Another major risk is underestimating data and master data readiness. Entity structures, account mappings, customer and supplier records, tax codes, and intercompany relationships all affect close and consolidation. A dedicated data workstream with finance ownership is essential. Testing should include end-to-end close scenarios, not just transaction posting.
Cutover risk is also significant. If opening balances, outstanding intercompany positions, approval roles, and integration feeds are not validated before go-live, the first close can become unstable. Leading teams run mock cutovers, dry-run consolidations, and control sign-off checkpoints before production deployment.
Executive recommendations for a scalable finance ERP deployment
Executives should treat finance ERP implementation as a control and scalability program, not simply a finance systems project. The design should support future acquisitions, new legal entities, shared services expansion, and evolving reporting requirements without reengineering the close process each time the business changes.

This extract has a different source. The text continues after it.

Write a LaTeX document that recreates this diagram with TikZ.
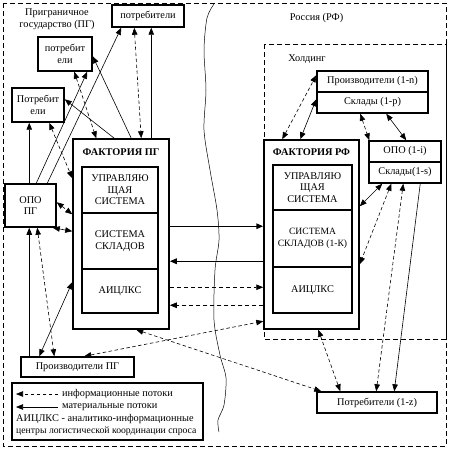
\documentclass[tikz,border=0pt]{standalone}
\usepackage{fontspec}
\setmainfont{Liberation Serif}
\usetikzlibrary{arrows.meta,calc}
\begin{document}
\begin{tikzpicture}[x=1pt,y=-1pt,
  >={Triangle[length=7pt,width=5.5pt]},
  font=\fontsize{10.3}{11.5}\selectfont,
  box/.style={draw, line width=1.5pt, inner sep=0pt, align=center},
  txt/.style={inner sep=0pt, align=center},
  mat/.style={line width=0.6pt},
  inf/.style={line width=0.6pt, dash pattern=on 3.5pt off 2.5pt},
  matthick/.style={line width=1.5pt},
  infthick/.style={line width=0.8pt, dash pattern=on 4pt off 3pt},
  region/.style={line width=0.8pt, dash pattern=on 5pt off 3pt}]
\useasboundingbox (0,0) rectangle (448,449);

% regions
\draw[region] (3,3) rectangle (446,446);
\draw[region] (264,44) rectangle (446,339);
\draw[line width=0.5pt] plot[smooth] coordinates {(214,4) (207,18) (204,50) (206,90) (204,130) (210,170) (217,210) (219,240) (215,270) (214,320) (220,355) (226,378) (224,405) (218,420) (219,432)};

% labels
\node[txt] (lpg) at (57,19) {Приграничное\\государство (ПГ)};
\node[txt] (lrf) at (316.5,18) {Россия (РФ)};
\node[txt] (lhold) at (307,59) {Холдинг};

% boxes PG
\node[box, minimum width=72pt, minimum height=22pt] (potr1) at (148,16) {потребители};
\node[box, minimum width=54pt, minimum height=34pt] (potr2) at (65,54) {потребит\\ели};
\node[box, minimum width=52pt, minimum height=34pt] (potr3) at (38,105) {Потребит\\ели};
\node[box, minimum width=51pt, minimum height=43pt] (opo) at (30.5,205.5) {ОПО\\ПГ};
\node[box, minimum width=113pt, minimum height=20pt] (prodpg) at (77.5,367) {Производители ПГ};

% factory PG
\node[box, minimum width=96pt, minimum height=190pt] (fpg) at (121,234) {};
\node[txt, font=\fontsize{10.3}{11.5}\selectfont\bfseries] (fpgt) at (121,152) {ФАКТОРИЯ ПГ};
\node[box, minimum width=76pt, minimum height=46pt] (fpg1) at (120,190) {УПРАВЛЯЮ\\ЩАЯ\\СИСТЕМА};
\node[box, minimum width=76pt, minimum height=56pt] (fpg2) at (120,241) {СИСТЕМА\\СКЛАДОВ};
\node[box, minimum width=76pt, minimum height=44pt] (fpg3) at (120,291) {АИЦЛКС};

% factory RF
\node[box, minimum width=95pt, minimum height=189pt] (frf) at (311.5,234.5) {};
\node[txt, font=\fontsize{10.3}{11.5}\selectfont\bfseries] (frft) at (311.5,152) {ФАКТОРИЯ РФ};
\node[box, minimum width=79pt, minimum height=45pt] (frf1) at (312.5,187.5) {УПРАВЛЯЮ\\ЩАЯ\\СИСТЕМА};
\node[box, minimum width=79pt, minimum height=57pt, font=\fontsize{9.6}{11.5}\selectfont] (frf2) at (312.5,238.5) {СИСТЕМА\\СКЛАДОВ (1-К)};
\node[box, minimum width=79pt, minimum height=46pt] (frf3) at (312.5,290) {АИЦЛКС};

% holding boxes
\node[box, minimum width=111pt, minimum height=21pt] (prodn) at (372.5,81.5) {Производители (1-n)};
\node[box, minimum width=111pt, minimum height=21pt] (sklp) at (372.5,102.5) {Склады (1-р)};
\node[box, minimum width=72pt, minimum height=21pt] (opoi) at (405,151.5) {ОПО (1-i)};
\node[box, minimum width=72pt, minimum height=21pt] (skls) at (405,172.5) {Склады(1-s)};
\node[box, minimum width=120pt, minimum height=21pt] (potrz) at (377,402.5) {Потребители (1-z)};

% legend
\node[box, minimum width=191pt, minimum height=57pt] (leg) at (107.5,411.5) {};
\node[txt, anchor=west] (leg1) at (62,394) {информационные потоки};
\node[txt, anchor=west] (leg2) at (62,407) {материальные потоки};
\node[txt, anchor=west] (leg3) at (16,419) {АИЦЛКС - аналитико-информационные};
\node[txt, anchor=west, font=\fontsize{9.7}{11}\selectfont] (leg4) at (16,431) {центры логистической координации спроса};
\coordinate (la1) at (16,394); \coordinate (lb1) at (58,394);
\coordinate (la2) at (16,407); \coordinate (lb2) at (58,407);
\draw[inf,->] (lb1) -- (la1);
\draw[mat,->] (lb2) -- (la2);

% connectors top-left
\draw[mat,->] ($(fpg.north west)+(79,0)$) -- ($(potr1.south west)+(40,0)$);
\draw[inf,<->] ($(potr1.south west)+(23,0)$) -- ($(fpg.north west)+(69,0)$);
\draw[mat,->] ($(fpg.north west)+(59,0)$) -- ($(potr2.north east)+(0,20)$);
\draw[mat,->] ($(fpg.north west)+(42,0)$) -- ($(potr3.north east)+(0,12)$);
\draw[inf,<->] ($(potr2.south west)+(37,0)$) -- ($(fpg.north west)+(24,0)$);
\draw[mat,->] ($(opo.north west)+(32,0)$) -- ($(potr2.south west)+(50,0)$);
\draw[mat,->] ($(opo.north west)+(43,0)$) -- ($(potr1.south west)+(10,0)$);
\draw[mat,->] ($(opo.north west)+(25,0)$) -- ($(potr3.south west)+(18,0)$);
\draw[inf,<->] ($(potr3.south west)+(38,0)$) -- ($(fpg.north west)+(0,40)$);
\draw[inf,<->] ($(opo.north east)+(0,19)$) -- ($(fpg.north west)+(0,76)$);
\draw[mat,<->] ($(opo.south east)+(-4,0)$) -- ($(fpg.north west)+(0,93)$);
\draw[mat,->] ($(prodpg.north west)+(9,0)$) -- ($(opo.south west)+(25,0)$);
\draw[inf,<->] ($(opo.south west)+(33,0)$) -- ($(prodpg.north west)+(34,0)$);
\draw[mat,<->] ($(fpg.north west)+(0,144)$) -- ($(prodpg.north west)+(19,0)$);
\draw[inf,<->] ($(prodpg.north west)+(64,0)$) -- ($(frf.north west)+(0,182)$);
\draw[inf,<->] ($(fpg.south west)+(64,0)$) -- ($(potrz.north west)+(5,0)$);

% between factories
\draw[matthick,->] ($(fpg.north east)+(0,88)$) -- ($(frf.north west)+(0,87)$);
\draw[matthick,->] ($(frf.north west)+(0,122)$) -- ($(fpg.north east)+(0,123)$);
\draw[infthick,->] ($(fpg.north east)+(0,149)$) -- ($(frf.north west)+(0,148)$);
\draw[infthick,->] ($(frf.north west)+(0,166)$) -- ($(fpg.north east)+(0,167)$);

% holding connectors
\draw[inf,<->] ($(frf.north west)+(19,0)$) -- ($(prodn.north west)+(0,5)$);
\draw[mat,<->] ($(frf.north west)+(37,0)$) -- ($(sklp.north west)+(0,8)$);
\draw[inf,<->] ($(sklp.south west)+(44,0)$) -- ($(opoi.north west)+(1,0)$);
\draw[mat,<->] ($(sklp.south west)+(70,0)$) -- ($(opoi.north west)+(38,0)$);
\draw[mat,<->] ($(skls.south west)+(14,0)$) -- ($(frf.north east)+(0,67)$);
\draw[inf,<->] ($(skls.south west)+(23,0)$) -- ($(frf.north east)+(0,125)$);
\draw[inf,<->] ($(skls.south west)+(35,0)$) -- ($(potrz.north west)+(60,0)$);
\draw[mat,->] ($(skls.south west)+(52,0)$) -- ($(potrz.north west)+(78,0)$);
\draw[inf,<->] ($(frf.south west)+(55,0)$) -- ($(potrz.north west)+(24,0)$);
\end{tikzpicture}
\end{document}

The most effective programs establish a global finance template, deploy it in waves, and refine it through governed feedback rather than local customization. They invest early in master data, intercompany policy, close governance, and audit trail design. They also align ERP deployment with broader modernization goals such as cloud migration, process automation, and enterprise reporting improvement.
For organizations operating across multiple entities, the real value of finance ERP is consistency. Standardized close, controlled consolidation, and reliable audit trails create a finance function that can scale with the enterprise, support regulatory scrutiny, and provide leadership with faster, more trustworthy financial insight.